Vernacular Tridentine Mass


I am a new unexperienced Catholic. I am sure this has been discussed before but it has been bugging me. With the recent Motu Propio relaxing the use of the Tridentine Mass, has any thought ever been given to having the Mass said in the form of the older Tridentine way but in our vernacular language. It seems to me this would be the best of both worlds. The sacredness and tradition would be there yet we could understand it fully. I realize that the readings in the tridentine are in the Vernacular, are any other parts as well. The responses may negate my original questions but I would like to know what others think. Thanks.

There are far fewer congregation responses in the Tridentine Mass, and it would be comparatively easier than a Novus Ordo Latin Mass. 1/3 of English does come from Latin so some words just look strikingly familiar. For example, Pater and Paternal. The pronunciation of Latin is also quite similar to English. Hand missals allow you to follow everything in English.

This gets into the whole problem of producing suitable translations (dozens if not hundreds of them), and making sure that the translation fully conveys the sense and solemnity of the original Latin.
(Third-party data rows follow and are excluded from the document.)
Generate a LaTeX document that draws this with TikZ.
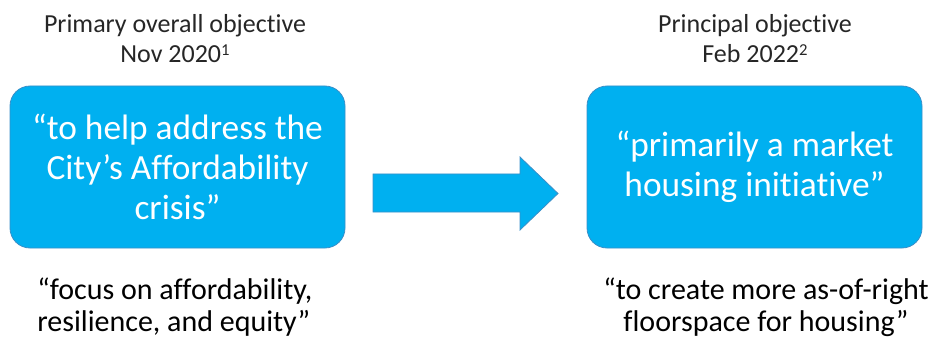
\documentclass[tikz,border=0pt]{standalone}
\usepackage{fontspec}
\setmainfont{Carlito}[Ligatures=NoCommon]
\definecolor{boxblue}{HTML}{00B0F0}
\definecolor{boxedge}{HTML}{3A8FC8}
\definecolor{headgrey}{HTML}{262626}
\newcommand{\refmark}[1]{\raisebox{0.3em}{\fontsize{12.5}{12.5}\selectfont #1}}

\begin{document}
\begin{tikzpicture}[x=0.75pt,y=-0.75pt,
    objbox/.style={rounded corners=15pt,draw=boxedge,line width=0.6pt,fill=boxblue,
      text=white,align=center,minimum width=251.25pt,minimum height=121.5pt,
      inner sep=0pt,font=\fontsize{26.5}{30}\selectfont},
    heading/.style={align=center,text=headgrey,inner sep=0pt,
      font=\fontsize{19.5}{22.5}\selectfont},
    remark/.style={text=black,inner sep=0pt,font=\fontsize{22.5}{24}\selectfont},
    blockarrow/.style={draw=boxedge,line width=0.6pt,fill=boxblue}]
  \useasboundingbox (0,0) rectangle (938,342);
  % headings
  \node[heading,anchor=base](h1)at(175,63){Primary overall objective\\Nov 2020\refmark{1}};
  \node[heading,anchor=base](h2)at(755,63){Principal objective\\Feb 2022\refmark{2}};
  % the two objectives
  \node[objbox](nov)at(177.5,167){“to help address the\\City’s Affordability\\crisis”};
  \node[objbox](feb)at(754.5,167){“primarily a market\\housing initiative”};
  \draw[blockarrow] (373,174) -- (520,174) -- (520,157) -- (558,193.5)
    -- (520,230) -- (520,212) -- (373,212) -- cycle;
  % quotes below
  \node[remark,align=left,anchor=base west](q1)at(37,331){“focus on affordability,\\resilience, and equity”};
  \node[remark,align=center,anchor=base](q2)at(766,331){“to create more as-of-right\\floorspace for housing”};
\end{tikzpicture}
\end{document}
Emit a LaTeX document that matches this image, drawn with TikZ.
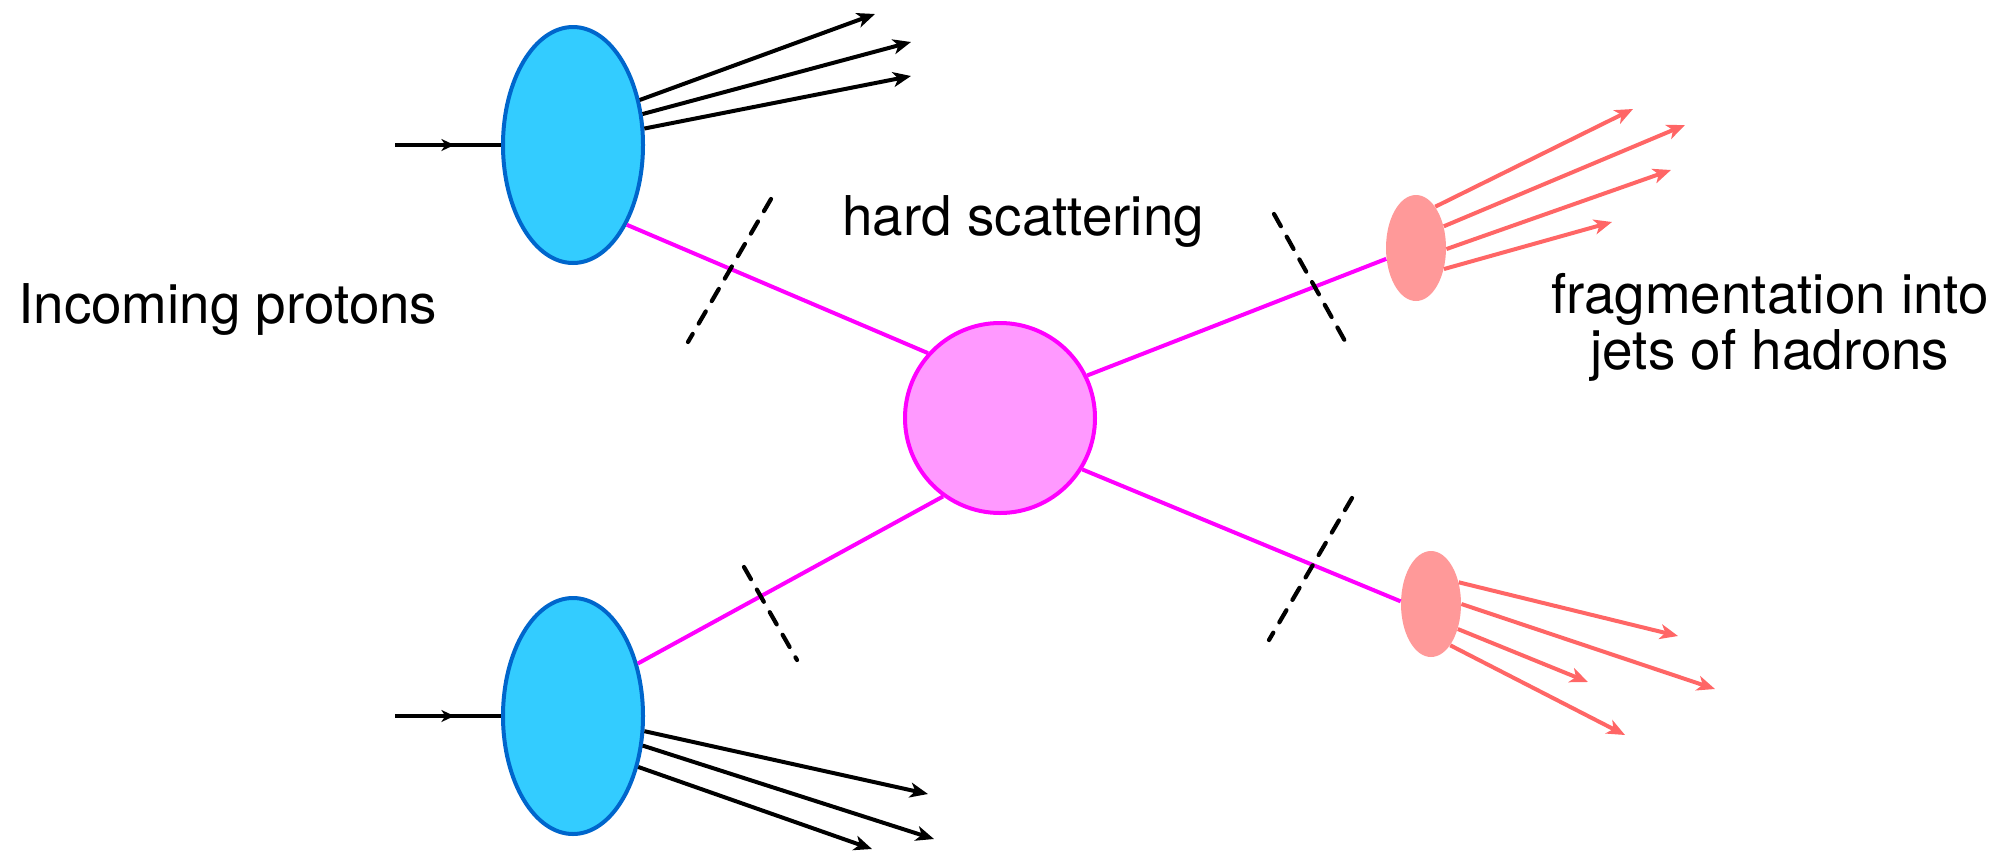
\documentclass[tikz,border=0pt]{standalone}
\usepackage{fontspec}
\setmainfont{TeX Gyre Heros}
\usetikzlibrary{arrows.meta,shapes.geometric,decorations.markings}
\definecolor{protonfill}{HTML}{33CCFF}
\definecolor{protonedge}{HTML}{0066CC}
\definecolor{partonline}{HTML}{FF00FF}
\definecolor{hardfill}{HTML}{FF99FF}
\definecolor{jetfill}{HTML}{FF9999}
\definecolor{jetline}{HTML}{FF6666}
\tikzset{
  proton/.style={ellipse, draw=protonedge, fill=protonfill, line width=2pt,
    minimum width=70pt, minimum height=118pt, inner sep=0pt},
  hardblob/.style={circle, draw=partonline, fill=hardfill, line width=2pt,
    minimum size=95pt, inner sep=0pt},
  jetblob/.style={ellipse, fill=jetfill, minimum width=30pt, minimum height=53pt,
    inner sep=0pt},
  beam/.style={line width=2pt, postaction={decorate},
    decoration={markings,
      mark=at position 0.56 with {\arrow{Stealth[length=6.5pt,width=6pt,inset=2pt]}}}},
  hadron/.style={line width=2pt, -{Stealth[length=9pt,width=7.5pt,inset=2.5pt]}},
  jethadron/.style={hadron, draw=jetline},
  parton/.style={draw=partonline, line width=2pt},
  cut/.style={line width=2.1pt, dash pattern=on 7pt off 6pt, line cap=round},
  txt/.style={inner sep=0pt, font=\fontsize{27.4pt}{28pt}\selectfont}
}
\begin{document}
\begin{tikzpicture}[x=0.5pt, y=-0.5pt]
  \useasboundingbox (0,0) rectangle (1993,852);

  % blobs
  \node[proton] (pt) at (573,145) {};
  \node[proton] (pb) at (573,716) {};
  \node[hardblob] (hs) at (1000,418) {};
  \node[jetblob] (jt) at (1416,248) {};
  \node[jetblob] (jb) at (1431,604) {};

  % free ends
  \coordinate (ptin) at (395,145);
  \coordinate (pbin) at (395,716);
  \coordinate (pt1) at (875,14);
  \coordinate (pt2) at (911,42);
  \coordinate (pt3) at (911,76);
  \coordinate (pb1) at (928,794);
  \coordinate (pb2) at (934,839);
  \coordinate (pb3) at (872,849);
  \coordinate (jt1) at (1633,109);
  \coordinate (jt2) at (1685,125);
  \coordinate (jt3) at (1671,170);
  \coordinate (jt4) at (1612,222);
  \coordinate (jb1) at (1678,636);
  \coordinate (jb2) at (1715,689);
  \coordinate (jb3) at (1588,682);
  \coordinate (jb4) at (1625,735);
  \coordinate (c1a) at (771,199);
  \coordinate (c1b) at (688,342);
  \coordinate (c2a) at (744,567);
  \coordinate (c2b) at (797,660);
  \coordinate (c3a) at (1274,214);
  \coordinate (c3b) at (1350,350);
  \coordinate (c4a) at (1352,498);
  \coordinate (c4b) at (1269,640);

  % incoming protons
  \draw[beam] (ptin) -- (pt.west);
  \draw[beam] (pbin) -- (pb.west);

  % proton remnants
  \draw[hadron] (pt.34) -- (pt1);
  \draw[hadron] (pt.24.6) -- (pt2);
  \draw[hadron] (pt.13.3) -- (pt3);
  \draw[hadron] (pb.-12.5) -- (pb1);
  \draw[hadron] (pb.-23.2) -- (pb2);
  \draw[hadron] (pb.-38.8) -- (pb3);

  % partons into and out of the hard process
  \draw[parton] (pt.-56) -- (hs.138.3);
  \draw[parton] (pb.39.7) -- (hs.234);
  \draw[parton] (hs.26.3) -- (jt.200);
  \draw[parton] (hs.-32.4) -- (jb.175);

  % factorisation cuts
  \draw[cut] (c1a) -- (c1b);
  \draw[cut] (c2a) -- (c2b);
  \draw[cut] (c3a) -- (c3b);
  \draw[cut] (c4a) -- (c4b);

  % jets
  \draw[jethadron] (jt.65) -- (jt1);
  \draw[jethadron] (jt.38) -- (jt2);
  \draw[jethadron] (jt.-2) -- (jt3);
  \draw[jethadron] (jt.-37) -- (jt4);
  \draw[jethadron] (jb.38) -- (jb1);
  \draw[jethadron] (jb.0) -- (jb2);
  \draw[jethadron] (jb.-43) -- (jb3);
  \draw[jethadron] (jb.-65) -- (jb4);

  % labels
  \node[txt, anchor=base west] (inc) at (18,323) {Incoming protons};
  \node[txt, anchor=base west] (hard) at (842,235) {hard scattering};
  \node[txt, anchor=base] (frag) at (1770,313) {fragmentation into};
  \node[txt, anchor=base] (jets) at (1770,369) {jets of hadrons};
\end{tikzpicture}
\end{document}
You’d think this could be done, but the decades-long experience we have had with the awful ICEL English translation suggests we should not be too optimistic about translations.

And what about the music? All the sung Latin Propers suddenly disappear. What will take their place? Anything nearly as beautiful? One of the greatest losses in the move to the vernacular were the chanted and polyphonic Ordinaries and Propers. Nothing even close in beauty and suitability of form was ever produced in vernacular.

I believe (I wil begin studying the Rubrics of the TML soon) the TLM can be said in other languages, certain parts/prayers must be in Latin however.

Initially the readings will be allowed in Vatican-approved translations. I don’t know if this is “in place of” or “in addition to” the centuries-old Latin. I believe the spirit of the MP is to keep Latin in the liturgy however.

I have been a Catholic For 25 Years and believe there should only be the vernacular.:smiley:

The 1962 Missal allows the Epistle and the Gospel to be read in the vernacular after the Latin. How this was implemented in some places was different. Yet personally the best would be reading them just before starting the homily.

And I’m younger and enjoy everything in Latin :wink:

I have been a Catholic For 25 Years and believe there should only be the vernacular.

Vernacular, by definition, is NOT universal. So how is it Catholic?

Well, neither is Latin, so…

Personally, I believe the Mass should be celebrated in Esperanto.

Err… Roman Catholic = Latin Catholic :wink:

By using your logic, part of being Catholic should be the ability to speak and understand the Latin language - not that there’s anything wrong with that!

I agree with you - it’s a shame we are typing in English, not too long ago we would have been conversing in Latin, especially people that spoke different native tongues.

There was a part in Hilaire Belloc’s “The Path to Rome” where Belloc is having trouble communicating with the local populace somewhere in central Italy, so he tries to find a priest in order to communicate with him in Latin (mind you, this is a native French speaker in Italy, and he would prefer to communicate in Latin!)

Latin is definitely the language of the Church, and it is a testament to our times that not even educated members of the Church (such as myself) have a strong enough grasp of the language to use it in everyday situations.

For now well… all I can do would be pious ejaculations in Latin.

since much of the controversey surrounding the NO comes from the translation of the Latin, at least in the English version, my guess is that the same problems would persist, depending on who is doing the translating. It is still in issue in the revisions to the NO American usage translation being hammered out now (all vs many for instance).

since the whole point, according to the strongest proponents of the Tridentine rite, is that retaining the Latin retains the most exact meaning of the words, and most of the opposition to the NO comes from those who object to the entire idea of the vernacular usage, my further surmise is that your suggestion would be roundly rejected by such proponents.

I think this is not in the rubrics themselves but as part of a series of indults beginning in 1954 (and also found in some documents like the 1958 De Musica Sacra)

Same principle, but Esperanto is more…Bugnini-type artificial, for the lack of better term?

Ceremonies of the Roman Rite Described (14th Ed) says that there is no requirement to read in the vernacular, because given hand missals, it is superfluous. If it is read however, they are not liturgical and hence accorded no ceremony. This is all given in the context of the section on the homily

So this would assume the method of reading the vernacular just before the start of the homily, instead of the other options like simultaneously with the Latin or straight after.